Passing Zones: Do They Boost Safety on Rural Roads?

Pennsylvania State University

The frustration of getting stuck behind a slow vehicle on a remote road is all too familiar to drivers in Pennsylvania, where rural roads make up about 60% of highways. One of the roadway features that addresses this issue are passing zones - dotted sections of two-lane roadways that allow for vehicles to cross into the opposing lane of traffic to pass other vehicles - but are they safe?

"There's been some studies completed on the safety impact of dedicated passing lanes, but none for passing zones," said Eric Donnell, senior associate dean of the Penn State College of Engineering and professor of civil and environmental engineering, who recently co-authored a paper on the topic. "The more that we looked through state and federal traffic safety resources like Highway Safety Manual, the more we noticed there was a lack of data, which really drove us to pursue this research."
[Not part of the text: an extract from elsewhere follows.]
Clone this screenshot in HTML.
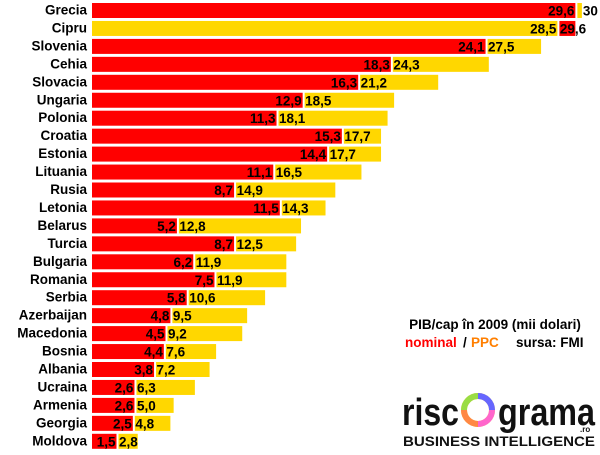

Donnell and his collaborators at Penn State used a large data set of Pennsylvania Department of Transportation (PennDOT)-provided crash statistics and roadway features taken from all state-owned, rural roads to compare the safety performance of roadway segments with passing zones to stretches without marked passing zones. Their computational analysis revealed 11% fewer total crashes, and 12% fewer crashes leading to significant injury or fatalities on sections of rural highway marked as passing zones compared to sections of road marked as no passing. The study, available online now, is set to publish in the September issue of Accident Analysis and Prevention.

According to Vikash Gayah, director of the Larson Transportation Institute, professor of civil and environmental engineering and co-author on the paper, roadway experts already suspected that passing zones had a significant impact on road safety, but did not have a system to accurately quantify their impact.

"In previous work, these passing zones continually came up as areas that experienced fewer reported crashes than other sections of road," Gayah said. "We knew where all the passing zones were and knew that they were associated with fewer crashes, but this was an opportunity to really dig into the data."